Il leader del Venezuela, Hugo Chavez, sta dirottando una quota crescente dei profitti petroliferi del paese verso l'euro, vista la discesa del dollaro e dei prezzi del petrolio. Il dollaro, sceso quest’anno del 9,5% rispetto all'euro, potrebbe soffrire ancora di più nel 2007 e questo perché il Venezuela e i produttori di petrolio, dagli Emirati Arabi Uniti all'Indonesia, vogliono investire più capitali nella valuta comune europea.

Anche il governo iraniano ha ordinato alla banca centrale di convertire in euro le attività denominate in dollari detenute all'estero e di rimpiazzare la divisa Usa con quella europea negli scambi internazionali. Lo ha annunciato il portavoce del governo Gholam Hossein Elham. Anche se la decisione è stata adottata dal governo di Teheran per rispondere alle pressioni degli Stati Uniti sulle Nazioni Unite per adottare sanzioni contro l'Iran per il suo controverso programma nucleare, tale scelta politica si inquadra perfettamente nella tendenza a scegliere la moneta unica come valuta di riferimento. Elham ha inoltre aggiunto che anche il budget dell'Iran sarà calcolato in euro. 'Le risorse dall'estero e le entrate petrolifere saranno calcolate in euro e le riceveremo in euro per mettere fine alla dipendenza dal dollaro", precisa un portavoce del governo iraniano, secondo il quale "procederemo anche al cambio dei nostri averi all'estero, il che include sia le entrate delle esportazioni, sia le fonti di finanziamento internazionali".

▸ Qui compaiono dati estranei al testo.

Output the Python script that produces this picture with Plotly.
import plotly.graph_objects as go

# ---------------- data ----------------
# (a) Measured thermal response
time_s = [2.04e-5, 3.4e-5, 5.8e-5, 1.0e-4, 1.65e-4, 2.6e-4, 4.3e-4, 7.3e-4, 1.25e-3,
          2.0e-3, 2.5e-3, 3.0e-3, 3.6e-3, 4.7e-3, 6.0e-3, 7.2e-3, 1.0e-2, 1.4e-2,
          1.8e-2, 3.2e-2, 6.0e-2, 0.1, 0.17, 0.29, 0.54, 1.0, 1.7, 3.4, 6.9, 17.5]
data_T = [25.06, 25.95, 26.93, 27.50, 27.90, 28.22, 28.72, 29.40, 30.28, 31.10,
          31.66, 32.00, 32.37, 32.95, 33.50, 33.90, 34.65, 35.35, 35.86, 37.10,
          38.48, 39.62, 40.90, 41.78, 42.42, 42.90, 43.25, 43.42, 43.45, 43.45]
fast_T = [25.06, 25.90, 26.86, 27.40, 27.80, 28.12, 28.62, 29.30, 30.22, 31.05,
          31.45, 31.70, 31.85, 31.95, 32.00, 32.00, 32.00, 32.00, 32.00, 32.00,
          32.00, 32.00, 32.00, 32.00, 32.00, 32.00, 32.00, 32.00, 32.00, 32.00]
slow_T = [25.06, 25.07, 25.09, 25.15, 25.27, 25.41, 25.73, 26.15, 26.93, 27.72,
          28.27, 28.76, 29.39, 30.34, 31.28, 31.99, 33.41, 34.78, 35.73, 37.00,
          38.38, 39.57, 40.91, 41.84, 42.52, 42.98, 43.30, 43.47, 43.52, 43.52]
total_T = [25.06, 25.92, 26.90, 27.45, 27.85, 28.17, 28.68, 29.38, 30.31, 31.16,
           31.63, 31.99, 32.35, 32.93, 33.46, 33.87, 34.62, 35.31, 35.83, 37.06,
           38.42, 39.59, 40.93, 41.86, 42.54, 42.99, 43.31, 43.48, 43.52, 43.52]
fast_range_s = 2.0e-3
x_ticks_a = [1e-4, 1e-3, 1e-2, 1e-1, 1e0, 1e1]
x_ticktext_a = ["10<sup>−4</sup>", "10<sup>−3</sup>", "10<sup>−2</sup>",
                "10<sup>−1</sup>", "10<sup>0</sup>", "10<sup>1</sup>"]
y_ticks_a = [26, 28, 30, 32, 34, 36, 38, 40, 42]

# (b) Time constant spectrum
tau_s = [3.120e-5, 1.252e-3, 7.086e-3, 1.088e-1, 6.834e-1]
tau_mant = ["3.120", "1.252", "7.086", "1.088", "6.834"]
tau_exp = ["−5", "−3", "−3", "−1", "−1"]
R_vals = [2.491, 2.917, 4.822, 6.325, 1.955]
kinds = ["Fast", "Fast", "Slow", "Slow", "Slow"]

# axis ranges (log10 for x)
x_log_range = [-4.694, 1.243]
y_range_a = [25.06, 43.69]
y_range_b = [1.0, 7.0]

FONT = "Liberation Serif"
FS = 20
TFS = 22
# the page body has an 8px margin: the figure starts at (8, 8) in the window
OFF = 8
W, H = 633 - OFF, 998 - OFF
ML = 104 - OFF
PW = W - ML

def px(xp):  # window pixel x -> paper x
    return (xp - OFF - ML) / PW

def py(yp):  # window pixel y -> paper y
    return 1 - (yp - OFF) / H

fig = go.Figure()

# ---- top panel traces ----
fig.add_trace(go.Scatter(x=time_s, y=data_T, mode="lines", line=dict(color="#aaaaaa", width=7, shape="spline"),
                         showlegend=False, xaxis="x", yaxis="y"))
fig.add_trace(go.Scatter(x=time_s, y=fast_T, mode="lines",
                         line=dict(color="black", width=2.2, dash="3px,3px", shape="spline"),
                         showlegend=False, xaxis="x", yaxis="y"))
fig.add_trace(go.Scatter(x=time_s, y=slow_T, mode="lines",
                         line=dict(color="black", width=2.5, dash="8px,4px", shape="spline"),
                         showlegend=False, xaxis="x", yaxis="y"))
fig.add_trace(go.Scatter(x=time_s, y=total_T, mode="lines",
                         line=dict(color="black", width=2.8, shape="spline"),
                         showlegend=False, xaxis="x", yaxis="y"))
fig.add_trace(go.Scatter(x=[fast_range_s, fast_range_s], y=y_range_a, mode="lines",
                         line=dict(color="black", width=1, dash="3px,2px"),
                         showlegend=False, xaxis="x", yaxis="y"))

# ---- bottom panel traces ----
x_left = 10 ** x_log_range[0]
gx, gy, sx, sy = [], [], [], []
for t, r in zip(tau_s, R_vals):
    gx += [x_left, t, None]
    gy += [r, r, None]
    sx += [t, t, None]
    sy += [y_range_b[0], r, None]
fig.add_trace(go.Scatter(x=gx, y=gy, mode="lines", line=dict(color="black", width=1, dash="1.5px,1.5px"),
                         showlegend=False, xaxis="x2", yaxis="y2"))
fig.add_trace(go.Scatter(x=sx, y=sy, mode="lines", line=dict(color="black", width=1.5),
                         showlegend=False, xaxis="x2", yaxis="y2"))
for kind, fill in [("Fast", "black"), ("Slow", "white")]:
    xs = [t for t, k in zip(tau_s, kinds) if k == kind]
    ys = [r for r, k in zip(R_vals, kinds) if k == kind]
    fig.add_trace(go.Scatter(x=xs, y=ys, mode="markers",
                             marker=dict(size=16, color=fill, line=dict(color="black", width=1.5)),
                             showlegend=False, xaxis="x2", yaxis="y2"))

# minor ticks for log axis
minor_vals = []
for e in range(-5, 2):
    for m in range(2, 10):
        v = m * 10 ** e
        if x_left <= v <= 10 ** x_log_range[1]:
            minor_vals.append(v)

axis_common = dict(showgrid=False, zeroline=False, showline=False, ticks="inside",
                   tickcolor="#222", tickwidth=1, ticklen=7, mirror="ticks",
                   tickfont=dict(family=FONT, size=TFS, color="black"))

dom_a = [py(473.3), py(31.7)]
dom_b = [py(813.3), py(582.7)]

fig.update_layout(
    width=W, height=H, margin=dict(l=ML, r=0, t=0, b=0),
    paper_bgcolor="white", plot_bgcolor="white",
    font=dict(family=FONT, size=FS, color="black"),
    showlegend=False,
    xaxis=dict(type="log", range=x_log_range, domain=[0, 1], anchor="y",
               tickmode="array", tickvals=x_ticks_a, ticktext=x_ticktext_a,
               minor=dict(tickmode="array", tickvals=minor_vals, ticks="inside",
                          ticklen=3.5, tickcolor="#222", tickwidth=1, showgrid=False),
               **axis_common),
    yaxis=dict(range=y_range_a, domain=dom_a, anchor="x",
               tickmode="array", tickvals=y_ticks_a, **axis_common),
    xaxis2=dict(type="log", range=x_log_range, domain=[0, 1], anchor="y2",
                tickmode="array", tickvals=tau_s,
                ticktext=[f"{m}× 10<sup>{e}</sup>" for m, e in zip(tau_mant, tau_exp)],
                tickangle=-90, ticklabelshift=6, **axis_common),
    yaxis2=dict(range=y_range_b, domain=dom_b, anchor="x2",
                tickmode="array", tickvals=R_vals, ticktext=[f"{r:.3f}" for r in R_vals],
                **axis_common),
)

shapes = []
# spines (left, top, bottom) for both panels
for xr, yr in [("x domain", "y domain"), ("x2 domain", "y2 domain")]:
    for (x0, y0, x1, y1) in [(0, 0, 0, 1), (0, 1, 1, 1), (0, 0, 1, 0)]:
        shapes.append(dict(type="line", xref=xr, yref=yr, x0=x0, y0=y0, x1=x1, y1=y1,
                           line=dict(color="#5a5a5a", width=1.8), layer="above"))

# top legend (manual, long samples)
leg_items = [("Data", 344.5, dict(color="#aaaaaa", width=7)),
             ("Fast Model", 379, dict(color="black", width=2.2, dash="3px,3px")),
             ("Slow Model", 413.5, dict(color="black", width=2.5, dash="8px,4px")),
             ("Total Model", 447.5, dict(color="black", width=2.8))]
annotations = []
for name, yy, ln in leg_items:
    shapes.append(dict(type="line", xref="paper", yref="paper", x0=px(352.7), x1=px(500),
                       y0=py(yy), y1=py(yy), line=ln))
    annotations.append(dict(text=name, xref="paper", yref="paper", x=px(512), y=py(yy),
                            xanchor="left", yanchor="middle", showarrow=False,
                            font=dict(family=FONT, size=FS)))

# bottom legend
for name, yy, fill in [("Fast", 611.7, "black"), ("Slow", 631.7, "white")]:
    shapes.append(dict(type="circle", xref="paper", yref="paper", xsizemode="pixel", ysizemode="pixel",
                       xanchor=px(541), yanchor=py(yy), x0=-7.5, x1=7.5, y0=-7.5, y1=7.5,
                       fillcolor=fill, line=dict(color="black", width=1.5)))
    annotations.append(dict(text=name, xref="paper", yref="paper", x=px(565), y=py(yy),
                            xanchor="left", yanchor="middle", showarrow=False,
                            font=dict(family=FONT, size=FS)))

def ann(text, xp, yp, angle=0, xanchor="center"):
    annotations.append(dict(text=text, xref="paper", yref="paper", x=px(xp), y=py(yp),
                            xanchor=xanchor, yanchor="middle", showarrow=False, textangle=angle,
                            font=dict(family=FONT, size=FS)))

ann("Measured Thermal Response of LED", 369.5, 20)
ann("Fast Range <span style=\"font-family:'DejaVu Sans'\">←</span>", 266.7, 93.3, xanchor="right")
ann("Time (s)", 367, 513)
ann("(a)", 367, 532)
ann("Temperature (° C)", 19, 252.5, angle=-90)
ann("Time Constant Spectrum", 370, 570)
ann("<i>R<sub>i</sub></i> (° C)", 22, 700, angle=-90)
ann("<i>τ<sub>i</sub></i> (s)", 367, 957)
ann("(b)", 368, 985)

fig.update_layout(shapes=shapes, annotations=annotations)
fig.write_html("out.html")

Tornando al Venezuela, Domingo Maza Zavala, uno dei sette componenti del consiglio della Banca centrale del Venezuela, ha spiegato in questi termini la decisione di convertire in euro una quota sempre maggiore dei profitti del suo paese: "Il dollaro americano ha subito un lungo processo di deterioramento. La strategia di diversificazione è iniziata quest'anno."

Il Banco Central de Venezuela ha ridotto la percentuale dei 35,9 miliardi di dollari di riserve investita in dollari e oro all'80%, una decisione significativa se si considera che una anno fa le riserve in dollari erano pari al 95%. D’altra parte, la nazione sudamericana, quinto produttore mondiale di petrolio, ha aumentato le attività denominate in euro al 15%, da meno del 5%, nello stesso arco di tempo.

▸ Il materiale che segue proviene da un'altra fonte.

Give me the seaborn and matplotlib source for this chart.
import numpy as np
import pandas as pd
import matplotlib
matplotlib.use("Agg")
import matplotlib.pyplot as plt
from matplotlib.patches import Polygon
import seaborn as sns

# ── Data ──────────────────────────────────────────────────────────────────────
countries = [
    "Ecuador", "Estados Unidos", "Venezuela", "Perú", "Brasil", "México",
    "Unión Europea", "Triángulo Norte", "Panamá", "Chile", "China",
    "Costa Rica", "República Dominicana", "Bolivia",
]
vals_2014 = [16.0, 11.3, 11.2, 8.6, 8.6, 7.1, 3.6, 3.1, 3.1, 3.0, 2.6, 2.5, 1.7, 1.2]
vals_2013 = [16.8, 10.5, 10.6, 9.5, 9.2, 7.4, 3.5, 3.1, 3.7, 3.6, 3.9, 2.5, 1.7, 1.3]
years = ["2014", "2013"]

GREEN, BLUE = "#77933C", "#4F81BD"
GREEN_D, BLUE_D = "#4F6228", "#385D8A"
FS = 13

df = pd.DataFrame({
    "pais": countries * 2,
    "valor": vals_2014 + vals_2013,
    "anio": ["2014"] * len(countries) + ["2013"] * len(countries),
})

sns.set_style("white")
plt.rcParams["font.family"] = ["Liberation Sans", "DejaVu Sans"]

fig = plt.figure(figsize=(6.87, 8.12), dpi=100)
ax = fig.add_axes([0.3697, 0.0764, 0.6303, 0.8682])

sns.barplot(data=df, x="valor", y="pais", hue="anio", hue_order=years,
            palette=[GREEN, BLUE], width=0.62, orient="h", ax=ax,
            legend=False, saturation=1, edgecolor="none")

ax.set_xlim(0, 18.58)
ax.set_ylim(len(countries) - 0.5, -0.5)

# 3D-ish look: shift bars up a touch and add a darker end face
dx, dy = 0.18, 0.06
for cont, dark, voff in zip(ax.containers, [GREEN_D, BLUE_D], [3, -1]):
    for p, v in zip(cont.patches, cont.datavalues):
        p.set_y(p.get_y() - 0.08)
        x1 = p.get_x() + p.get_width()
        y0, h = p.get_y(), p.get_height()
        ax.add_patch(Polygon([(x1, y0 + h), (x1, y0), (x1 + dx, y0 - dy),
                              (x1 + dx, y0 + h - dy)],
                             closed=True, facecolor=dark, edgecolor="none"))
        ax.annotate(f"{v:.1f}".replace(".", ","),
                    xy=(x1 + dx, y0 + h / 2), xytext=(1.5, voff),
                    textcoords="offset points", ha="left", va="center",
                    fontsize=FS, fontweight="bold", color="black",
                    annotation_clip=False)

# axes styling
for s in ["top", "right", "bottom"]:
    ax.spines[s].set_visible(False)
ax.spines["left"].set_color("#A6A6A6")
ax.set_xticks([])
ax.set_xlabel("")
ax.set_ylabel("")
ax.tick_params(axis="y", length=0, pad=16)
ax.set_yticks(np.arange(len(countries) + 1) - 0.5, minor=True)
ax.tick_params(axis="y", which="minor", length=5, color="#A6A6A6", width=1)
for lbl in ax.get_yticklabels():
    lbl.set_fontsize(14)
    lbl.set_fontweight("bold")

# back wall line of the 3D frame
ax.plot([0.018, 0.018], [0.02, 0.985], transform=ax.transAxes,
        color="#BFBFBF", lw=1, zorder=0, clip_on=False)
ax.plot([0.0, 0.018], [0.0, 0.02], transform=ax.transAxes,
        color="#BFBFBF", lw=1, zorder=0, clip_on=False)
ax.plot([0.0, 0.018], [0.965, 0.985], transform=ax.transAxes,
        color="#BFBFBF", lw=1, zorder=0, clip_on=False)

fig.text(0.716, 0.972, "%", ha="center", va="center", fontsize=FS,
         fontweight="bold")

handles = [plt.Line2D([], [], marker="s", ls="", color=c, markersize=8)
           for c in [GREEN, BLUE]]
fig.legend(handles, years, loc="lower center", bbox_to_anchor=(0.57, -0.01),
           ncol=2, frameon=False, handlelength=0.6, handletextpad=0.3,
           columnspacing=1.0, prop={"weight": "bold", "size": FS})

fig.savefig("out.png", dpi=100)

La quota di depositi in valuta estera detenuta in dollari da parte dei membri dell'organizzazione dei paesi produttori ed esportatori di petrolio e della Russia, è scesa nel secondo trimestre al 65% dal 67% del trimestre precedente toccando il minimo da due anni, secondo i dati diffusi nella scorsa settimana dalla banca dei regolamenti internazionali.

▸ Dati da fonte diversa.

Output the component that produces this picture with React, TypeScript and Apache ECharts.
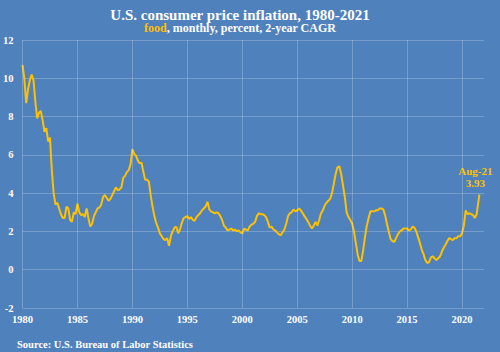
import React, { useEffect, useRef } from "react";
import * as echarts from "echarts";

// Bimonthly readings (Jan, Mar, May, Jul, Sep, Nov), percent, 2-year CAGR of food CPI
const startYear = 1980;
const food: number[] = [
  // 1980
  10.7, 10.0, 8.7, 9.4, 9.9, 10.2,
  // 1981
  9.9, 8.8, 7.9, 8.2, 8.3, 7.8,
  // 1982
  7.2, 7.4, 6.7, 6.9, 5.2, 4.0,
  // 1983
  3.4, 3.5, 3.2, 2.9, 2.7, 2.7,
  // 1984
  3.3, 3.2, 2.6, 2.5, 3.0, 2.9,
  // 1985
  3.45, 3.0, 2.85, 2.9, 2.75, 3.2,
  // 1986
  2.7, 2.25, 2.4, 2.8, 3.0, 3.2,
  // 1987
  3.25, 3.4, 3.8, 3.9, 3.75, 3.6,
  // 1988
  3.7, 3.9, 4.1, 4.3, 4.15, 4.2,
  // 1989
  4.3, 4.8, 4.9, 5.1, 5.2, 5.5,
  // 1990
  6.3, 6.05, 5.95, 5.7, 5.55, 5.6,
  // 1991
  5.1, 4.7, 4.7, 4.6, 3.9, 3.3,
  // 1992
  2.8, 2.45, 2.2, 1.9, 1.75, 1.6,
  // 1993
  1.55, 1.65, 1.25, 1.75, 2.0, 2.2,
  // 1994
  2.25, 1.9, 2.1, 2.45, 2.7, 2.75,
  // 1995
  2.8, 2.65, 2.75, 2.6, 2.55, 2.75,
  // 1996
  2.85, 2.95, 3.1, 3.2, 3.3, 3.55,
  // 1997
  3.15, 3.05, 3.0, 2.95, 3.0, 2.95,
  // 1998
  2.8, 2.6, 2.3, 2.2, 2.05, 2.1,
  // 1999
  2.15, 2.05, 2.1, 2.0, 2.05, 1.95,
  // 2000
  1.9, 2.15, 2.1, 2.05, 2.25, 2.35,
  // 2001
  2.4, 2.5, 2.8, 2.95, 2.9, 2.9,
  // 2002
  2.85, 2.75, 2.5, 2.2, 2.25, 2.1,
  // 2003
  2.05, 1.95, 1.85, 1.8, 1.95, 2.1,
  // 2004
  2.4, 2.8, 2.95, 3.0, 3.15, 3.05,
  // 2005
  3.1, 3.2, 3.1, 2.95, 2.8, 2.65,
  // 2006
  2.5, 2.3, 2.15, 2.3, 2.5, 2.3,
  // 2007
  2.6, 2.95, 3.1, 3.35, 3.5, 3.6,
  // 2008
  3.7, 4.0, 4.5, 5.0, 5.35, 5.4,
  // 2009
  5.0, 4.4, 3.8, 3.0, 2.75, 2.6,
  // 2010
  2.4, 2.0, 1.4, 0.8, 0.45, 0.45,
  // 2011
  1.0, 1.7, 2.3, 2.7, 3.05, 3.05,
  // 2012
  3.05, 3.1, 3.1, 3.2, 3.2, 3.15,
  // 2013
  2.85, 2.4, 2.0, 1.6, 1.5, 1.45,
  // 2014
  1.65, 1.85, 2.0, 2.05, 2.15, 2.15,
  // 2015
  2.15, 2.05, 2.1, 2.25, 2.2, 2.0,
  // 2016
  1.7, 1.4, 1.05, 0.8, 0.5, 0.35,
  // 2017
  0.4, 0.65, 0.7, 0.6, 0.5, 0.6,
  // 2018
  0.7, 0.95, 1.15, 1.3, 1.5, 1.65,
  // 2019
  1.6, 1.55, 1.65, 1.65, 1.75, 1.75,
  // 2020
  1.9, 2.3, 3.1, 2.9, 2.95, 2.9,
  // 2021
  2.85, 2.7, 2.9, 3.6,
];
const lastLabel = "Aug-21";
const lastValue = 3.93;
const lastMonth = 2021 + 7 / 12;

const xTicks = [1980, 1985, 1990, 1995, 2000, 2005, 2010, 2015, 2020];
const yMin = -2;
const yMax = 12;
const yStep = 2;

const BG = "#4F81BD";
const GOLD = "#FFC000";
const GRID = "rgba(255,255,255,0.22)";
const FONT = "'Liberation Serif', 'DejaVu Serif', serif";

export default function App() {
  const ref = useRef<HTMLDivElement>(null);
  useEffect(() => {
    document.body.style.margin = "0";
    if (!ref.current) return;
    const chart = echarts.init(ref.current, undefined, { renderer: "svg" });
    const pts: number[][] = food.map((v, i) => [startYear + (i * 2) / 12, v]);
    pts.push([lastMonth, lastValue]);
    chart.setOption({
      animation: false,
      backgroundColor: BG,
      textStyle: { fontFamily: FONT },
      title: [
        {
          text: "U.S. consumer price inflation, 1980-2021",
          left: 235,
          textAlign: "center",
          top: 2,
          textStyle: { color: "#fff", fontSize: 15, fontWeight: "bold", fontFamily: FONT },
        },
        {
          text: "{g|food}{w|, monthly, percent, 2-year CAGR}",
          left: 235,
          textAlign: "center",
          top: 17,
          textStyle: {
            rich: {
              g: { color: GOLD, fontSize: 12, fontWeight: "bold", fontFamily: FONT },
              w: { color: "#fff", fontSize: 12, fontWeight: "bold", fontFamily: FONT },
            },
          },
        },
        {
          text: "Source: U.S. Bureau of Labor Statistics",
          left: 12,
          top: 334,
          textStyle: { color: "#fff", fontSize: 10.5, fontWeight: "bold", fontFamily: FONT },
        },
      ],
      grid: { left: 22, right: 16, top: 40, bottom: 44, containLabel: false },
      xAxis: {
        type: "value",
        min: 1980,
        max: 2022,
        interval: 5,
        axisLine: { show: false },
        axisTick: { show: false },
        splitLine: { show: false },
        axisLabel: {
          color: "#fff",
          fontFamily: FONT,
          fontWeight: "bold",
          fontSize: 10.5,
          margin: 6,
          formatter: (v: number) => (xTicks.includes(v) ? String(v) : ""),
        },
      },
      yAxis: {
        type: "value",
        min: yMin,
        max: yMax,
        interval: yStep,
        axisLine: { show: false },
        axisTick: { show: false },
        splitLine: { show: true, lineStyle: { color: GRID, width: 1 } },
        axisLabel: {
          color: "#fff",
          fontFamily: FONT,
          fontWeight: "bold",
          fontSize: 10.5,
          margin: 9,
        },
      },
      series: [
        {
          type: "line",
          data: pts,
          showSymbol: false,
          symbol: "none",
          lineStyle: { color: GOLD, width: 2 },
          itemStyle: { color: GOLD },
          markLine: {
            silent: true,
            symbol: "none",
            label: { show: false },
            lineStyle: { color: GRID, width: 1, type: "solid" },
            data: xTicks.map((t) => ({ xAxis: t })),
          },
          markPoint: {
            silent: true,
            symbol: "circle",
            symbolSize: 1,
            itemStyle: { color: "rgba(0,0,0,0)" },
            data: [
              {
                coord: [lastMonth, lastValue],
                label: {
                  show: true,
                  position: "top",
                  distance: 5,
                  offset: [-4, 0],
                  formatter: `${lastLabel}\n${lastValue.toFixed(2)}`,
                  color: GOLD,
                  fontFamily: FONT,
                  fontWeight: "bold",
                  fontSize: 11,
                  lineHeight: 12,
                  align: "center",
                },
              },
            ],
          },
        },
      ],
    });
    return () => chart.dispose();
  }, []);
  return <div ref={ref} style={{ width: 500, height: 352, position: "absolute", left: 0, top: 0 }} />;
}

Il Venezuela potrebbe anche essere spinto dall'ostilità nei confronti degli Usa, osserva Rick Arney, capo strategista valutario di Barclays Global Investors, che gestisce 1.700 miliardi di dollari di asset a San Francisco. Secondo alcuni analisti, lo spostamento dei paesi produttori di petrolio verso l'euro non dovrebbe indebolire il dollaro. Le nazioni Opec hanno ridotto i depositi in dollari di 5,3 miliardi di dollari nel secondo trimestre, rispetto al totale di 632 miliardi di dollari di attività globali.